Former Australia captain Ian Chappell has called for a complete rethink of Australia's cricket system after the team's crushing defeat in the ongoing Investec Ashes series in England. In an interview with ESPNcricinfo, Chappell said Australia were now worse off than they were before the Argus review of 2011, and he has forecast dark days ahead due to the lack of batting depth in the domestic system.

The retirement of Michael Clarke and likely departure of Chris Rogers will leave Australia needing at least two new batsmen in their top six after this series, but their replacements are far from obvious. Chappell said the fact that so many of Australia's new Test batsmen in recent years were older - including Rogers, Adam Voges, Ed Cowan, George Bailey and Rob Quiney - was evidence of a failing system.

"Normally you'd be highly critical of the selection panel for doing that, but you have to have sympathy for the selection panel, because what they would obviously like is a lot of young players churning out runs regularly in first-class cricket, and sadly that's just not happening," Chappell said. "That to me is where the major concern is.

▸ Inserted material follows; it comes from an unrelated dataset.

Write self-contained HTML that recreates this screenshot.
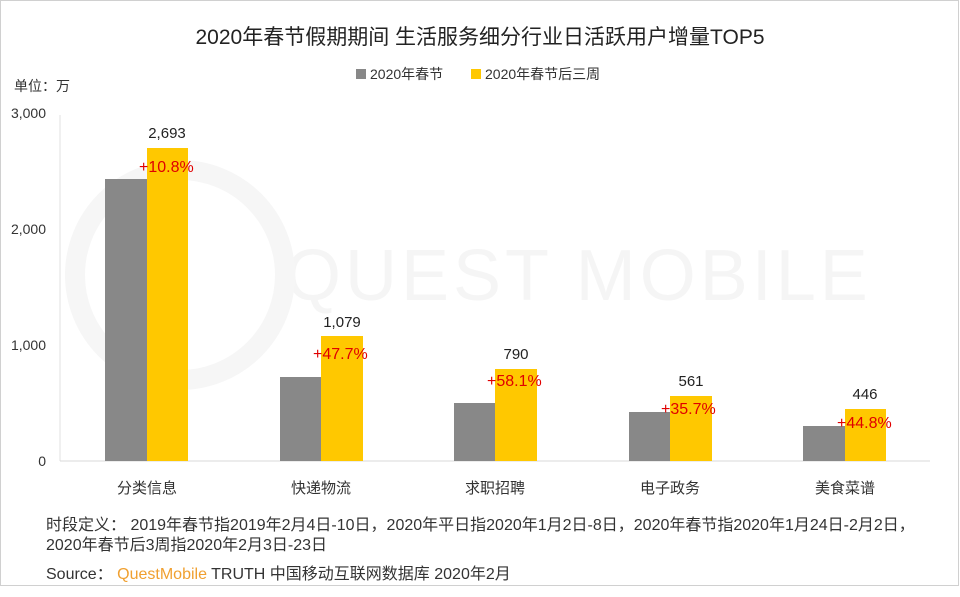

"I think there are some guys there with a lot of skill. But whether they would do any better against the moving ball than what we've seen lately - you wouldn't want to be betting your house on it.

"The Argus review was, in my opinion, from the time it was done, a complete waste of time. We're now back in the same boat. In fact I think we're behind the eight-ball because what they did was they added another layer of management. The system is wrong, the Argus report was a waste of time."

Every time I hear people say the batting is better now, I nearly throw up. The hitting is better, but the batting is not better. We've seen that with Australia. The art of survival is on the way out fast
Ian Chappell on the shift in batsmen's mindset

Australia's major failures in recent years have come when the ball has moved, either in spinning conditions or against seam and swing. Chappell said during his playing days, batsmen were exposed to enough variety in conditions during Sheffield Shield cricket that they had confidence in their techniques when asked to tour countries such as England or India, which he believes does not happen now.

"Young players are going to be playing with an IPL contract in mind," Chappell said. "If I can show that I'm a terrific hitter of the ball and I can score at eight an over, that could get me a big IPL contract. So the question you've got to ask yourself is, are they developing techniques that make it easier to play in that manner, to score at eight and ten runs an over and be terrific hitters?

"Every time I hear people say the batting is better now, I nearly throw up, because the batting is not better. The hitting is better, but the batting is not better. We've seen that with Australia. The art of survival is on the way out fast. I don't blame the young guys.

"But this is what the officials, the administrators, have got to work out - is that going to help you in Test cricket? And the answer is no, not unless you have absolutely flat pitches in Test cricket, which I'm not sure we want."

Chappell said one key to improving Australian cricket would be to boost the numbers of 17- and 18-year-olds playing Sheffield Shield cricket and honing their games at that level. However, he felt it could be years before Australian cricket would begin to reap the rewards and in the meantime, the new captain Steven Smith would face some serious challenges with his Test team.